Things are no different in Korea, where Huh Jin-seok, 26, waited for more than a day to become the first recipient of the Apple handset Saturday morning at Jamsil Indoor Stadium in southern Seoul. The college student received the smartphone device, sold locally by KT, Korea’s largest Internet operator and second-biggest mobile phone operator, at a launching event held at the stadium attended by around 900 preorder customers.
“I’ve always wanted to buy an i-Phone because of the diverse applications and the App Store services,” Huh said, after receiving a coupon for a year of free calls and an iPhone speaker worth 200,000 won ($171) as a prize. “The music and video players are also superior.”
Huh was one of the hundreds of people who received their phones and shared in the glitzy launch of the i-Phone in Korea.
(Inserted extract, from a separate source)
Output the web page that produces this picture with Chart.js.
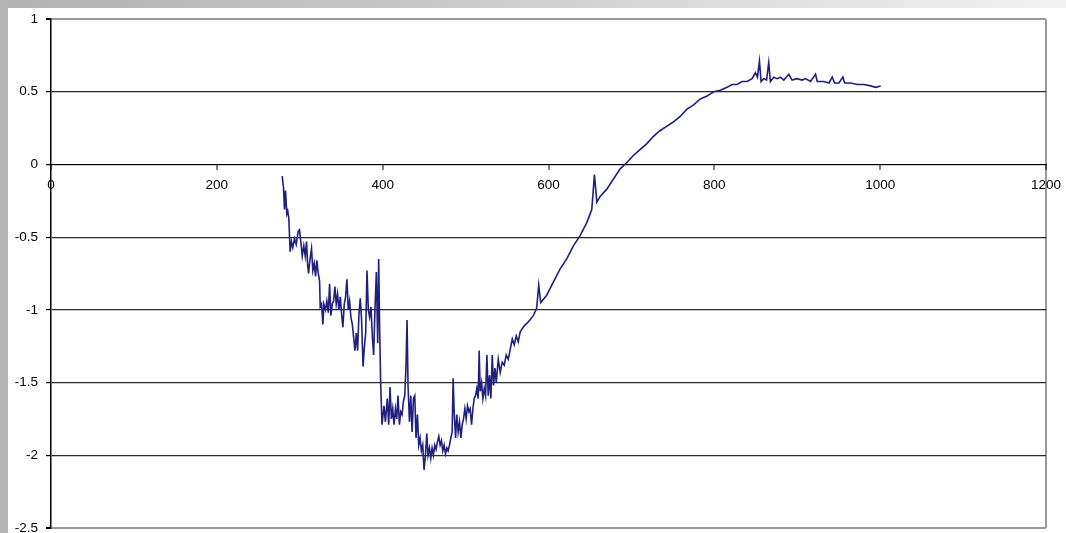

Each was also given a white T-shirt, an iPhone battery charger and a case.
Though the device was first introduced in other countries in 2007, it has taken several years to reach Korea due to domestic telecommunications regulations critics describe as protectionist, including laws that require locally developed technologies to be used in smartphones.
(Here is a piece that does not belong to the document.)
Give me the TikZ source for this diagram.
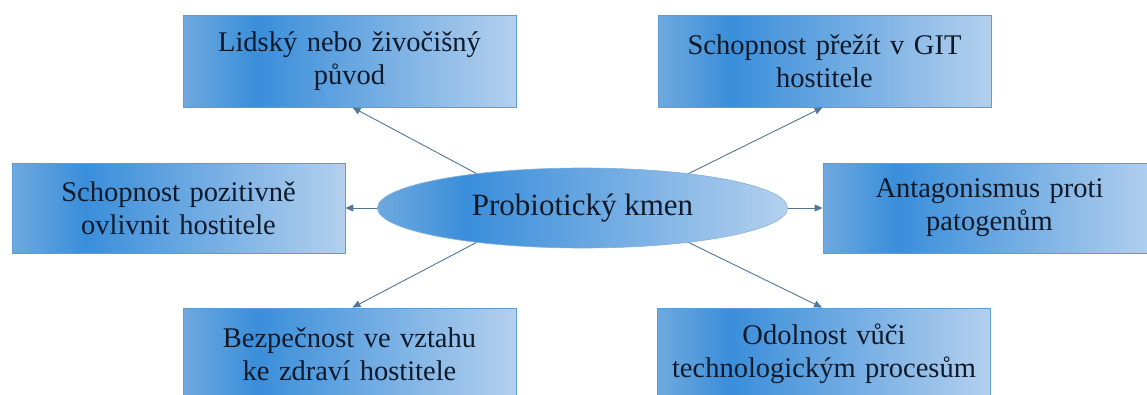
\documentclass[tikz,border=0pt]{standalone}
\usepackage{fontspec}
\setmainfont{Liberation Serif}
\usetikzlibrary{shapes.geometric,arrows.meta}
\definecolor{cA}{HTML}{6EA9DF}
\definecolor{cB}{HTML}{3A8EDA}
\definecolor{cC}{HTML}{B4D0EE}
\definecolor{bordc}{HTML}{5F9CD6}
\definecolor{arrc}{HTML}{50769A}
\definecolor{txtc}{HTML}{0E1A2A}
\pgfdeclarehorizontalshading{boxshade}{100bp}{color(0bp)=(cA); color(25bp)=(cA); color(36bp)=(cB); color(75bp)=(cC); color(100bp)=(cC)}
\tikzset{
  infobox/.style={rectangle, draw=bordc, line width=0.8pt, shading=boxshade,
    minimum width=333pt, minimum height=92pt, inner sep=0pt, text width=320pt,
    align=center, text=txtc, font=\fontsize{28.5}{33}\selectfont},
  centre/.style={ellipse, draw=bordc!80, line width=0.6pt, shading=boxshade,
    minimum width=410pt, minimum height=80pt, inner sep=0pt, text=txtc,
    font=\fontsize{31}{36}\selectfont},
  arr/.style={draw=arrc, line width=0.9pt, -{Triangle[length=8pt,width=7pt]}}
}
\begin{document}
\begin{tikzpicture}[x=1pt,y=-1pt]
\useasboundingbox (0,0) rectangle (1147,394);
\clip (0,0) rectangle (1147,394);
\node[infobox] (tl) at (349.5,61) {Lidský nebo živočišný\\původ};
\node[infobox] (tr) at (824.5,61) {Schopnost přežít v GIT\\hostitele};
\node[infobox, minimum height=90pt] (ml) at (178.5,208) {Schopnost pozitivně\\ovlivnit hostitele};
\node[infobox, minimum height=90pt] (mr) at (989.5,208) {Antagonismus proti\\patogenům};
\node[infobox] (bl) at (349.5,354) {Bezpečnost ve vztahu\\ke zdraví hostitele};
\node[infobox] (br) at (824,354) {Odolnost vůči\\technologickým procesům};
\node[centre] (e) at (582.5,208) {Probiotický kmen};
\draw[arr] (e.162) -- ([xshift=3pt]tl.south);
\draw[arr] (e.18) -- ([xshift=-2pt]tr.south);
\draw[arr] (e.west) -- (ml.east);
\draw[arr] (e.east) -- (mr.west);
\draw[arr] (e.198) -- ([xshift=3pt]bl.north);
\draw[arr] (e.342) -- ([xshift=-2pt]br.north);
\end{tikzpicture}
\end{document}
The iPhone has been already introduced in 80 countries around the world, including the United States and Japan, and more than 30 million devices have been sold. When the Korea Communications Commission finally gave it the green light, Korea and Iceland were the only countries left in the OECD where the device was unavailable.
But the delays don’t appear to have hurt the phone’s reception here, with Apple Korea receiving some 65,000 orders less than a week after the launch notice, according to KT.
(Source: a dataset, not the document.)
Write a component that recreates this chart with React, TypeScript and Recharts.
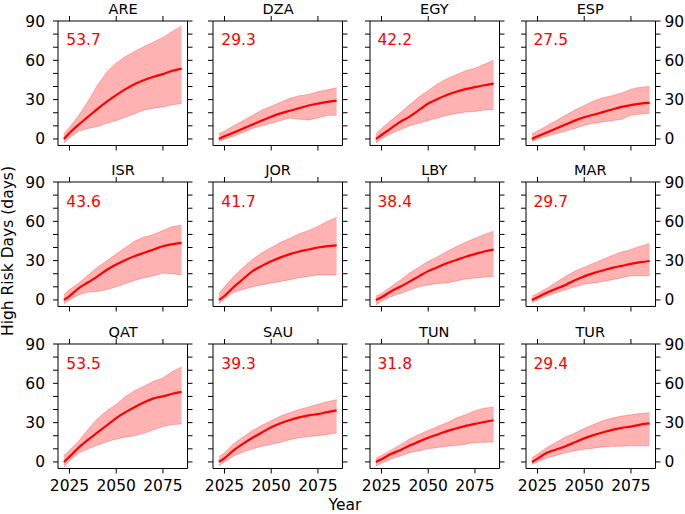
/**
 * High risk days per country, 3x4 small multiples.
 * Mean projection line with the model spread as a shaded band.
 */
import { ComposedChart, Area, Line, XAxis, YAxis } from "recharts";

const YEARS = [2022, 2025, 2030, 2035, 2040, 2045, 2050, 2055, 2060, 2065, 2070, 2075, 2080, 2085];
const X_TICKS = [2025, 2050, 2075];
const Y_TICKS = [0, 10, 20, 30, 40, 50, 60, 70, 80, 90];

const ARE_MEAN = [0, 4.5, 11, 17, 23, 28.5, 33.5, 38, 42, 45, 47.5, 49.5, 52, 53.7];
const ARE_LOW = [-3, 1, 6, 8, 9.5, 12, 14, 16.5, 19.5, 22, 23.5, 24.5, 26, 27];
const ARE_HIGH = [4, 9, 18, 29, 41, 51, 58, 63, 67, 70.5, 74, 77.5, 82, 86];

const DZA_MEAN = [0, 2, 5, 8, 11, 14, 17, 19.5, 21.5, 23.5, 25.5, 27, 28.3, 29.3];
const DZA_LOW = [-2, 0, 2, 5, 8, 10, 12, 14, 16, 15, 14.5, 16, 18, 18];
const DZA_HIGH = [4, 6, 10, 14, 18, 22, 25, 28, 31, 33, 34, 36, 37.5, 39];

const EGY_MEAN = [0, 3, 8, 13, 17, 22, 27, 30.5, 33.5, 36, 38, 39.5, 41, 42.2];
const EGY_LOW = [-3, 0, 4, 7, 10, 12, 14, 16, 18, 19.5, 20.5, 21, 22, 22.5];
const EGY_HIGH = [4, 8, 14, 20, 26, 32, 37, 42, 46, 49, 52, 54, 57, 60];

const ESP_MEAN = [0, 2, 5, 8, 11, 14, 16.5, 18.5, 20.5, 22.5, 24.5, 25.8, 27, 27.5];
const ESP_LOW = [-2, 0, 2, 4, 6, 8, 10.5, 12, 13, 14, 15, 18, 19, 19.5];
const ESP_HIGH = [4, 6, 10, 14, 18, 22, 25.5, 29, 31.5, 33, 35, 38, 39.5, 40];

const ISR_MEAN = [0, 3, 9, 13.5, 18, 23, 27, 30.5, 33.5, 36, 38.5, 41, 42.5, 43.6];
const ISR_LOW = [-3, 0, 4, 6, 6.5, 8, 10, 12.5, 15, 17, 18.5, 20.5, 20, 19];
const ISR_HIGH = [4, 8, 13, 19, 25, 30, 35, 40, 45, 48, 50, 53, 56, 57];

const JOR_MEAN = [0, 3, 10, 16, 22, 26, 29.5, 32.5, 35, 37, 38.5, 40, 41, 41.7];
const JOR_LOW = [-3, 1, 6, 8, 10, 11.5, 13, 14, 15.5, 17, 18, 19, 19, 19];
const JOR_HIGH = [5, 10, 18, 25, 31, 36, 40, 44, 47, 50.5, 53, 56, 60, 63];

const LBY_MEAN = [0, 2, 6.5, 10, 14, 18, 22, 25, 28, 30.5, 33, 35, 37, 38.4];
const LBY_LOW = [-4, -1, 2.5, 5, 7.5, 10, 11.5, 12.5, 13, 14.5, 16, 16.7, 17.5, 18];
const LBY_HIGH = [3, 5, 10, 15, 20.5, 25, 29.5, 33, 37, 40.5, 44, 47, 50, 52.5];

const MAR_MEAN = [0, 2, 5.5, 8.5, 11.5, 15, 18, 20.5, 22.5, 24.5, 26, 27.5, 28.8, 29.7];
const MAR_LOW = [-2, 0, 3, 5.5, 7.7, 10, 12, 13, 14, 15.5, 17, 18.5, 18.5, 18.5];
const MAR_HIGH = [3, 5, 9, 13.5, 18, 22, 25, 28, 31, 34, 36.5, 38.5, 41, 43];

const QAT_MEAN = [0, 4, 11, 17, 22.5, 28, 33.5, 38, 42, 45.5, 48.5, 50, 52, 53.5];
const QAT_LOW = [-4, 1, 7, 10, 13, 15.5, 17.5, 19, 20, 22, 24.5, 27, 28.5, 29];
const QAT_HIGH = [5, 9, 16, 25, 33, 39, 44, 50, 54.5, 58, 61.5, 64, 69, 72.5];

const SAU_MEAN = [0, 3, 9, 14, 18.5, 22.5, 26.5, 29.5, 32, 34, 35.5, 36.5, 38, 39.3];
const SAU_LOW = [-3, 0, 4.5, 7.5, 10, 12, 13.5, 15, 17, 18.5, 19.5, 20, 21, 22];
const SAU_HIGH = [4, 7, 14, 19, 24, 28, 31.5, 35, 37.5, 40, 42, 44, 46, 47.5];

const TUN_MEAN = [0, 2, 6, 9, 12.5, 15.5, 18.5, 21, 23.5, 25.5, 27.5, 29, 30.5, 31.8];
const TUN_LOW = [-3, -1, 2, 4.5, 7, 8.5, 10, 11, 12, 12.5, 13.5, 14.8, 15, 15.3];
const TUN_HIGH = [3, 5, 9, 13, 17.5, 21, 24, 27, 30, 33.5, 36, 39, 41, 42];

const TUR_MEAN = [0, 2.5, 7, 9.5, 12, 15, 18, 20.5, 22.5, 24.5, 26, 27, 28.5, 29.4];
const TUR_LOW = [-2, 0, 3, 5, 7, 8.5, 9.7, 10.5, 11.5, 12, 12, 12.3, 12.3, 12.3];
const TUR_HIGH = [3, 6, 11, 15, 19, 22, 25.5, 28.5, 31.5, 33.5, 35, 36, 37, 37.5];

const PANELS = [
  { code: "ARE", mean: ARE_MEAN, low: ARE_LOW, high: ARE_HIGH },
  { code: "DZA", mean: DZA_MEAN, low: DZA_LOW, high: DZA_HIGH },
  { code: "EGY", mean: EGY_MEAN, low: EGY_LOW, high: EGY_HIGH },
  { code: "ESP", mean: ESP_MEAN, low: ESP_LOW, high: ESP_HIGH },
  { code: "ISR", mean: ISR_MEAN, low: ISR_LOW, high: ISR_HIGH },
  { code: "JOR", mean: JOR_MEAN, low: JOR_LOW, high: JOR_HIGH },
  { code: "LBY", mean: LBY_MEAN, low: LBY_LOW, high: LBY_HIGH },
  { code: "MAR", mean: MAR_MEAN, low: MAR_LOW, high: MAR_HIGH },
  { code: "QAT", mean: QAT_MEAN, low: QAT_LOW, high: QAT_HIGH },
  { code: "SAU", mean: SAU_MEAN, low: SAU_LOW, high: SAU_HIGH },
  { code: "TUN", mean: TUN_MEAN, low: TUN_LOW, high: TUN_HIGH },
  { code: "TUR", mean: TUR_MEAN, low: TUR_LOW, high: TUR_HIGH },
];

// layout of the panel grid (plot boxes, page px)
const COL_LEFT = [58.3, 213.3, 369.5, 525.5];
const ROW_TOP = [20.5, 182.3, 344];
const PW = 129.5;
const PH = 124.5;
const PAD_L = 40;
const PAD_R = 40;
const PAD_T = 20;
const PAD_B = 28;

const FONT = "'DejaVu Sans', sans-serif";
const FS = 15.5;
const TITLE_FS = 14.5;
const tickStyle = { fill: "#000", fontSize: FS };
const noLabel = () => "";
const every30 = (v: number) => (v % 30 === 0 ? String(v) : "");

function Panel({ index }: { index: number }) {
  const p = PANELS[index];
  const row = Math.floor(index / 4);
  const col = index % 4;
  const data = YEARS.map((year, i) => ({
    year,
    mean: p.mean[i],
    band: [p.low[i], p.high[i]],
  }));

  return (
    <div style={{ position: "absolute", left: COL_LEFT[col] - PAD_L, top: ROW_TOP[row] - PAD_T }}>
      <ComposedChart
        width={PW + PAD_L + PAD_R}
        height={PH + PAD_T + PAD_B}
        data={data}
        margin={{ top: 0, right: 0, bottom: 0, left: 0 }}
      >
        <XAxis
          xAxisId="b"
          dataKey="year"
          type="number"
          domain={[2018.85, 2088.15]}
          ticks={X_TICKS}
          interval={0}
          orientation="bottom"
          height={PAD_B}
          stroke="#000"
          tickSize={5}
          tickMargin={6}
          tick={tickStyle}
          tickFormatter={row === 2 ? (v: number) => String(v) : noLabel}
        />
        <XAxis
          xAxisId="t"
          dataKey="year"
          type="number"
          domain={[2018.85, 2088.15]}
          ticks={X_TICKS}
          interval={0}
          orientation="top"
          height={PAD_T}
          stroke="#000"
          tickSize={5}
          tick={tickStyle}
          tickFormatter={noLabel}
        />
        <YAxis
          yAxisId="l"
          type="number"
          domain={[-5, 90]}
          ticks={Y_TICKS}
          interval={0}
          width={PAD_L}
          stroke="#000"
          tickSize={5}
          tickMargin={8}
          tick={tickStyle}
          tickFormatter={col === 0 ? every30 : noLabel}
        />
        <YAxis
          yAxisId="r"
          orientation="right"
          type="number"
          domain={[-5, 90]}
          ticks={Y_TICKS}
          interval={0}
          width={PAD_R}
          stroke="#000"
          tickSize={5}
          tickMargin={4}
          tick={tickStyle}
          tickFormatter={col === 3 ? every30 : noLabel}
        />
        <Area
          xAxisId="b"
          yAxisId="l"
          dataKey="band"
          type="linear"
          fill="#ff0000"
          fillOpacity={0.3}
          stroke="#ff0000"
          strokeOpacity={0.25}
          strokeWidth={1}
          isAnimationActive={false}
        />
        <Line
          xAxisId="t"
          yAxisId="r"
          dataKey="mean"
          type="monotone"
          stroke="#ff0000"
          strokeWidth={2.2}
          dot={false}
          isAnimationActive={false}
        />
      </ComposedChart>
    </div>
  );
}

export default function App() {
  return (
    <div style={{ position: "absolute", left: 0, top: 0, width: 685, height: 514, background: "#fff", fontFamily: FONT }}>
      {PANELS.map((p, i) => (
        <Panel key={p.code} index={i} />
      ))}
      <svg width={685} height={514} style={{ position: "absolute", left: 0, top: 0, pointerEvents: "none" }}>
        {PANELS.map((p, i) => {
          const x = COL_LEFT[i % 4];
          const y = ROW_TOP[Math.floor(i / 4)];
          return (
            <g key={p.code} fontFamily={FONT}>
              <text x={x + PW / 2} y={y - 7} textAnchor="middle" fill="#000" fontSize={TITLE_FS}>
                {p.code}
              </text>
              <text x={x + 8} y={y + 24.5} fill="#ff0000" fontSize={FS}>
                {p.mean[p.mean.length - 1].toFixed(1)}
              </text>
            </g>
          );
        })}
        <text x={345} y={510} textAnchor="middle" fontFamily={FONT} fontSize={FS} fill="#000">
          Year
        </text>
        <text
          x={0}
          y={0}
          transform="translate(13, 251) rotate(-90)"
          textAnchor="middle"
          fontFamily={FONT}
          fontSize={FS}
          fill="#000"
        >
          High Risk Days (days)
        </text>
      </svg>
    </div>
  );
}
“Though the smartphone market is active around the world, only 1 percent of Korea’s cell phone users are subscribers of smartphones,” said KT President Kim Woo-shik at the event on Saturday.
“The launching of the iPhone here will not only boost the local smartphone industry but also the wireless Internet industry.”
Meanwhile, the debut of the iPhone is expected to challenge Samsung and LG, the companies that currently dominate the local market. Mobile companies such as SK Telecom, that launched its own Omnia 2 smartphone less than a month ago, have decided to lower charges by offering more benefits to new subscribers.